• Your objective: Extract exactly the lines from the top of the records through the line containing "20, 18, 18, 20, 22, 25, 40, 47, 37]", and keep pictures out of the copy.

::: Data section :::

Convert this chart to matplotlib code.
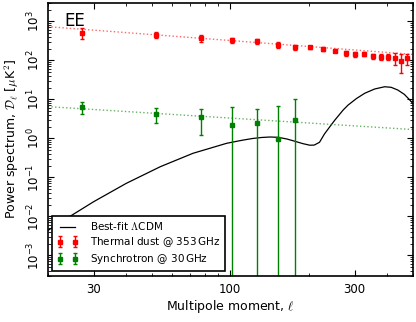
# coding: utf-8

# EE power spectrum: foregrounds vs best-fit LCDM

import matplotlib
matplotlib.use('Agg')
import matplotlib.pyplot as plt
from matplotlib.ticker import FixedLocator, FixedFormatter, LogLocator, NullFormatter

plt.rcParams['mathtext.fontset'] = 'cm'
plt.rcParams['font.family'] = 'DejaVu Sans'

# binned multipoles
ell_bins = [27, 52, 77, 102, 127, 152, 177, 202, 227, 252,
            277, 302, 327, 352, 377, 402, 427, 452, 477]

# thermal dust @ 353 GHz
dust = [510, 454, 366, 326, 307, 251, 215, 215, 198, 177,
        151, 143, 145, 128, 122, 124, 115, 94, 112]
dust_err = [160, 80, 70, 55, 50, 38, 32, 22, 20, 18,
            20, 18, 18, 20, 22, 25, 40, 47, 37]

# synchrotron @ 30 GHz
sync_ell = [27, 52, 77, 102, 127, 152, 177]
sync = [6.46, 4.27, 3.45, 2.19, 2.43, 0.97, 2.94]
sync_err = [2.2, 1.8, 2.2, 4.0, 3.2, 5.6, 7.4]

# power-law fits (end points)
fit_ell = [20, 500]
dust_fit = [730, 142]
sync_fit = [6.5, 1.68]

# best-fit LCDM EE
lcdm_ell = [20, 24, 30, 40, 54, 72, 97, 111, 122, 132, 142, 153, 165, 177, 190, 202, 210,
            220, 230, 241, 252, 271, 283, 305, 328, 358, 391, 414, 439, 465, 488, 500]
lcdm_D = [0.0043, 0.0094, 0.0237, 0.070, 0.187, 0.412, 0.745, 0.89, 0.99, 1.05, 1.08,
          1.06, 0.96, 0.84, 0.73, 0.665, 0.67, 0.79, 1.3, 1.98, 2.94, 5.3, 7.1, 10.5,
          14.3, 18.4, 21.0, 20.3, 17.3, 13.4, 9.6, 8.0]

y_major = [1e-3, 1e-2, 1e-1, 1e0, 1e1, 1e2, 1e3]
y_labels = [r'$\mathdefault{10^{-3}}$', r'$\mathdefault{10^{-2}}$',
            r'$\mathdefault{10^{-1}}$', r'$\mathdefault{10^{0}}$',
            r'$\mathdefault{10^{1}}$', r'$\mathdefault{10^{2}}$',
            r'$\mathdefault{10^{3}}$']

fig = plt.figure(figsize=(4.16, 3.22), dpi=100)
ax = fig.add_axes([0.1147, 0.1438, 0.877, 0.8478])

ax.plot(lcdm_ell, lcdm_D, color='k', lw=0.9, label=r'Best-fit $\Lambda$CDM')
ax.plot(fit_ell, dust_fit, color='r', ls=':', lw=1.0, alpha=0.6)
ax.plot(fit_ell, sync_fit, color='g', ls=':', lw=1.0, alpha=0.6)
ax.errorbar(ell_bins, dust, yerr=dust_err, fmt='s', color='r', ms=2.8,
            capsize=1.6, elinewidth=1.0, label=r'Thermal dust @ 353$\,$GHz')
ax.errorbar(sync_ell, sync, yerr=sync_err, fmt='s', color='g', ms=2.8,
            capsize=1.6, elinewidth=1.0, label=r'Synchrotron @ 30$\,$GHz')

ax.set_xscale('log')
ax.set_yscale('log')
ax.set_xlim(20, 500)
ax.set_ylim(3e-4, 3e3)

ax.xaxis.set_major_locator(FixedLocator([30, 100, 300]))
ax.xaxis.set_major_formatter(FixedFormatter(['30', '100', '300']))
ax.xaxis.set_minor_locator(FixedLocator([20, 40, 50, 60, 70, 80, 90, 200, 400, 500]))
ax.xaxis.set_minor_formatter(NullFormatter())
ax.yaxis.set_major_locator(FixedLocator(y_major))
ax.yaxis.set_major_formatter(FixedFormatter(y_labels))
ax.yaxis.set_minor_locator(LogLocator(base=10, subs=range(2, 10), numticks=20))
ax.yaxis.set_minor_formatter(NullFormatter())

ax.tick_params(which='both', direction='in', top=True, right=True, labelsize=8.5)
ax.tick_params(which='major', length=4, width=0.8)
ax.tick_params(which='minor', length=2, width=0.6)
ax.tick_params(axis='x', pad=5)
ax.tick_params(axis='y', pad=4)
for lab in ax.get_yticklabels():
    lab.set_rotation(90)
    lab.set_va('center')
for s in ax.spines.values():
    s.set_linewidth(1.2)

ax.set_xlabel(r'Multipole moment, $\ell$', fontsize=9, labelpad=2)
ax.set_ylabel(r'Power spectrum, $\mathcal{D}_\ell$ [$\mu$K$^2$]', fontsize=9, labelpad=3)
ax.text(0.047, 0.965, 'EE', transform=ax.transAxes, fontsize=12, va='top', ha='left')

leg = ax.legend(loc='lower left', numpoints=2, fontsize=7.5, fancybox=False,
                borderaxespad=0.45, framealpha=1, labelspacing=0.3,
                handletextpad=1.2, borderpad=0.45)
leg.get_frame().set_edgecolor('k')
leg.get_frame().set_linewidth(1.2)

fig.savefig('out.png', dpi=100)
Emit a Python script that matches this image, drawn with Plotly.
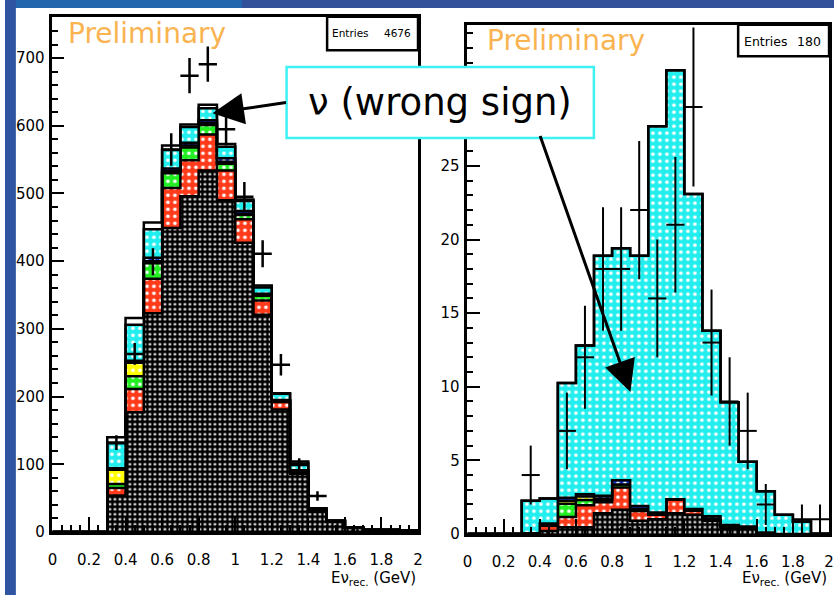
import numpy as np
import plotly.graph_objects as go

W, H = 839, 604

# ---------------- data ----------------
bin_low = [0.0, 0.1, 0.2, 0.3, 0.4, 0.5, 0.6, 0.7, 0.8, 0.9,
           1.0, 1.1, 1.2, 1.3, 1.4, 1.5, 1.6, 1.7, 1.8, 1.9]
bin_width = 0.1

layer_colors = ["#000000", "#ff3a1a", "#22ee22", "#ffff00", "#1030d0", "#22eeee", "#ffffff"]

# left panel (stack components, bottom -> top)
left_black = [0, 0, 0, 54, 177, 323, 449, 496, 534, 490, 427, 321, 181, 86, 30, 15, 6, 3, 3, 2]
left_red = [0, 0, 0, 11, 34, 51, 59, 53, 53, 44, 35, 21, 11, 3, 1, 0.5, 0.2, 0, 0, 0]
left_green = [0, 0, 0, 6, 19, 23, 22, 19, 14, 10, 6, 7, 1, 1, 0.5, 0.5, 0.2, 0, 0, 0]
left_yellow = [0, 0, 0, 21, 20, 3, 3, 3, 3, 3, 2, 1, 1, 0.5, 0.5, 0, 0, 0, 0, 0]
left_blue = [0, 0, 0, 2, 3, 5, 4, 4, 4, 5, 4, 2, 1, 0.5, 0.5, 0, 0, 0, 0, 0]
left_cyan = [0, 0, 0, 37, 53, 42, 27, 23, 18, 17, 15, 9, 9, 10, 1.5, 0.5, 0.3, 0.3, 0.1, 0]
left_white = [0, 0, 0, 9, 10, 10, 7, 4, 5, 4, 2, 3, 1, 3, 1, 0.5, 0.3, 0.2, 0.1, 0.2]

left_data = [None, None, None, 132, 263, 399, 565, 674, 691, 595, 495, 411, 247, 99, 53,
             None, None, None, None, None]
left_err = [0, 0, 0, 11, 16, 20, 24, 26, 26, 24, 22, 20, 16, 10, 7, 0, 0, 0, 0, 0]

# right panel
right_black = [0, 0, 0, 0.05, 0.2, 0.45, 0.45, 1.4, 1.65, 0.9, 1.0, 1.4, 1.3, 0.9, 0.4, 0.45, 0.1, 0, 0, 0]
right_red = [0, 0, 0, 0, 0.35, 0.7, 1.5, 0.75, 1.5, 0.65, 0.3, 0.95, 0.3, 0.15, 0.1, 0, 0, 0, 0, 0]
right_green = [0, 0, 0, 0, 0.05, 0.9, 0.35, 0.15, 0.2, 0.15, 0.05, 0, 0, 0, 0, 0, 0, 0, 0, 0]
right_yellow = [0, 0, 0, 0, 0, 0.2, 0.25, 0.1, 0, 0, 0, 0, 0, 0, 0, 0, 0, 0, 0, 0]
right_blue = [0, 0, 0, 0, 0.1, 0.2, 0.15, 0.2, 0.3, 0.2, 0.1, 0, 0.1, 0.15, 0.1, 0.05, 0, 0, 0, 0]
right_cyan = [0, 0, 0, 2.2, 1.7, 7.8, 10.1, 16.3, 15.75, 17.0, 26.25, 29.15, 21.4, 12.6, 8.35, 4.4, 2.8, 1.3, 0.85, 0]
right_white = [0] * 20

right_data = [None, None, None, 4, None, 7, 12, 18, 18, 22, 16, 21, 29, 13, 9, 7, 2, None, 1, 1]
right_err = [0, 0, 0, 2, 0, 2.6, 3.5, 4.2, 4.2, 4.7, 4, 4.6, 5.4, 3.6, 3, 2.6, 1.4, 0, 1, 1]

entries_left = 4676
entries_right = 180

FONT = "DejaVu Sans"

fig = go.Figure()

edges = list(bin_low) + [bin_low[-1] + bin_width]
centers = [b + bin_width / 2 for b in bin_low]


def add_stack(layers, xa, ya):
    cum = np.cumsum(np.array(layers, dtype=float), axis=0)
    for i, (row, col) in enumerate(zip(cum, layer_colors)):
        yv = list(row) + [row[-1]]
        if col == "#000000":
            pat = dict(shape=".", fgcolor="white", bgcolor="black", size=5,
                       solidity=0.2, fillmode="replace")
        elif col == "#ffffff":
            pat = None
        else:
            pat = dict(shape=".", fgcolor="white", bgcolor=col, size=7,
                       solidity=0.22, fillmode="replace")
        kw = dict(x=edges, y=yv, mode="lines", line=dict(shape="hv", color="black", width=2.5),
                  fill="tozeroy" if i == 0 else "tonexty", fillcolor=col,
                  xaxis=xa, yaxis=ya, showlegend=False, hoverinfo="skip")
        if pat:
            kw["fillpattern"] = pat
        fig.add_trace(go.Scatter(**kw))


add_stack([left_black, left_red, left_green, left_yellow, left_blue, left_cyan, left_white], "x", "y")
fig.add_trace(go.Scatter(x=centers, y=left_data, mode="markers", marker=dict(size=1, color="black"),
                         error_y=dict(type="data", array=left_err, color="black", thickness=2.5, width=0),
                         error_x=dict(type="constant", value=bin_width / 2, color="black", thickness=2.5, width=0),
                         xaxis="x", yaxis="y", showlegend=False))

add_stack([right_black, right_red, right_green, right_yellow, right_blue, right_cyan, right_white], "x2", "y2")
fig.add_trace(go.Scatter(x=centers, y=right_data, mode="markers", marker=dict(size=1, color="black"),
                         error_y=dict(type="data", array=right_err, color="black", thickness=2, width=0),
                         error_x=dict(type="constant", value=bin_width / 2, color="black", thickness=2, width=0),
                         xaxis="x2", yaxis="y2", showlegend=False))


def px(x):
    return x / W


def py(y):
    return 1 - y / H


axis_common = dict(showgrid=False, zeroline=False, showline=True, linecolor="black", linewidth=2.5,
                   mirror=True, ticks="inside", tickcolor="black", tickwidth=2,
                   tickfont=dict(family=FONT, size=15, color="black"))

fig.update_layout(
    width=W, height=H, margin=dict(l=0, r=0, t=0, b=0),
    paper_bgcolor="white", plot_bgcolor="white",
    xaxis=dict(domain=[px(48), px(418)], range=[0, 2], dtick=0.2, tick0=0, ticklen=15,
               ticklabelstandoff=12,
               minor=dict(dtick=0.05, ticks="inside", ticklen=7, tickwidth=2, tickcolor="black"),
               anchor="y", **axis_common),
    yaxis=dict(domain=[py(540), py(17)], range=[0, 761], dtick=100, tick0=0, ticklen=12,
               ticklabelstandoff=2,
               minor=dict(dtick=20, ticks="inside", ticklen=6, tickwidth=2, tickcolor="black"),
               anchor="x", **axis_common),
    xaxis2=dict(domain=[px(468), px(834)], range=[0, 2], dtick=0.2, tick0=0, ticklen=15,
                ticklabelstandoff=12,
                minor=dict(dtick=0.05, ticks="inside", ticklen=7, tickwidth=2, tickcolor="black"),
                anchor="y2", **axis_common),
    yaxis2=dict(domain=[py(542), py(25)], range=[0, 34.6], dtick=5, tick0=0, ticklen=13,
                ticklabelstandoff=2,
                minor=dict(dtick=1, ticks="inside", ticklen=6, tickwidth=2, tickcolor="black"),
                anchor="x2", **axis_common),
)

shapes = [
    # blue slide border strips
    dict(type="rect", xref="paper", yref="paper", x0=0, x1=1.0, y0=py(8), y1=1,
         fillcolor="#33509b", line=dict(width=0), layer="below"),
    dict(type="rect", xref="paper", yref="paper", x0=0, x1=px(240), y0=py(8), y1=1,
         fillcolor="#2466ae", line=dict(width=0), layer="below"),
    dict(type="rect", xref="paper", yref="paper", x0=0, x1=px(11), y0=0, y1=1,
         fillcolor="#2f55a2", line=dict(width=0), layer="below"),
    # stats boxes
    dict(type="rect", xref="paper", yref="paper", x0=px(326), x1=px(418), y0=py(51), y1=py(17),
         fillcolor="white", line=dict(color="black", width=2.5)),
    dict(type="rect", xref="paper", yref="paper", x0=px(742), x1=px(834), y0=py(57), y1=py(25),
         fillcolor="white", line=dict(color="black", width=2.5)),
    # label box
    dict(type="rect", xref="paper", yref="paper", x0=px(285), x1=px(596), y0=py(140), y1=py(68),
         fillcolor="white", line=dict(color="#3ff2f2", width=2.5)),
]
fig.update_layout(shapes=shapes)

ann = []
# Preliminary
ann.append(dict(xref="paper", yref="paper", x=px(62), y=py(34), xanchor="left", yanchor="middle",
                text="Preliminary", showarrow=False, font=dict(family=FONT, size=28, color="#f9b451")))
ann.append(dict(xref="paper", yref="paper", x=px(486), y=py(41), xanchor="left", yanchor="middle",
                text="Preliminary", showarrow=False, font=dict(family=FONT, size=28, color="#f9b451")))
# stats
ann.append(dict(xref="paper", yref="paper", x=px(329), y=py(34), xanchor="left", yanchor="middle",
                text="Entries", showarrow=False, font=dict(family=FONT, size=10.5, color="black")))
ann.append(dict(xref="paper", yref="paper", x=px(413), y=py(34), xanchor="right", yanchor="middle",
                text=str(entries_left), showarrow=False, font=dict(family=FONT, size=10.5, color="black")))
ann.append(dict(xref="paper", yref="paper", x=px(746), y=py(42), xanchor="left", yanchor="middle",
                text="Entries", showarrow=False, font=dict(family=FONT, size=12.5, color="black")))
ann.append(dict(xref="paper", yref="paper", x=px(828), y=py(42), xanchor="right", yanchor="middle",
                text=str(entries_right), showarrow=False, font=dict(family=FONT, size=12.5, color="black")))
# axis titles
for xr in (418, 834):
    ann.append(dict(xref="paper", yref="paper", x=px(xr), y=py(587), xanchor="right", yanchor="middle",
                    text="Eν<sub>rec.</sub> (GeV)", showarrow=False,
                    font=dict(family=FONT, size=15, color="black")))
# big label
ann.append(dict(xref="paper", yref="paper", x=px(440), y=py(104), xanchor="center", yanchor="middle",
                text="ν (wrong sign)", showarrow=False, font=dict(family=FONT, size=37, color="black")))
# arrows
ann.append(dict(xref="paper", yref="paper", x=px(210), y=py(115), text=" ", showarrow=True,
                ax=75, ay=-11, arrowhead=2, arrowsize=2.1, arrowwidth=3, arrowcolor="black",
                standoff=0, startstandoff=0, font=dict(size=1)))
ann.append(dict(xref="paper", yref="paper", x=px(633), y=py(398), text=" ", showarrow=True,
                ax=-91, ay=-258, arrowhead=2, arrowsize=2.1, arrowwidth=3, arrowcolor="black",
                standoff=0, startstandoff=0, font=dict(size=1)))
fig.update_layout(annotations=ann)

fig.write_html("out.html")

:::

• The output:
Convert this chart to matplotlib code.
# coding: utf-8

# EE power spectrum: foregrounds vs best-fit LCDM

import matplotlib
matplotlib.use('Agg')
import matplotlib.pyplot as plt
from matplotlib.ticker import FixedLocator, FixedFormatter, LogLocator, NullFormatter

plt.rcParams['mathtext.fontset'] = 'cm'
plt.rcParams['font.family'] = 'DejaVu Sans'

# binned multipoles
ell_bins = [27, 52, 77, 102, 127, 152, 177, 202, 227, 252,
            277, 302, 327, 352, 377, 402, 427, 452, 477]

# thermal dust @ 353 GHz
dust = [510, 454, 366, 326, 307, 251, 215, 215, 198, 177,
        151, 143, 145, 128, 122, 124, 115, 94, 112]
dust_err = [160, 80, 70, 55, 50, 38, 32, 22, 20, 18,
            20, 18, 18, 20, 22, 25, 40, 47, 37]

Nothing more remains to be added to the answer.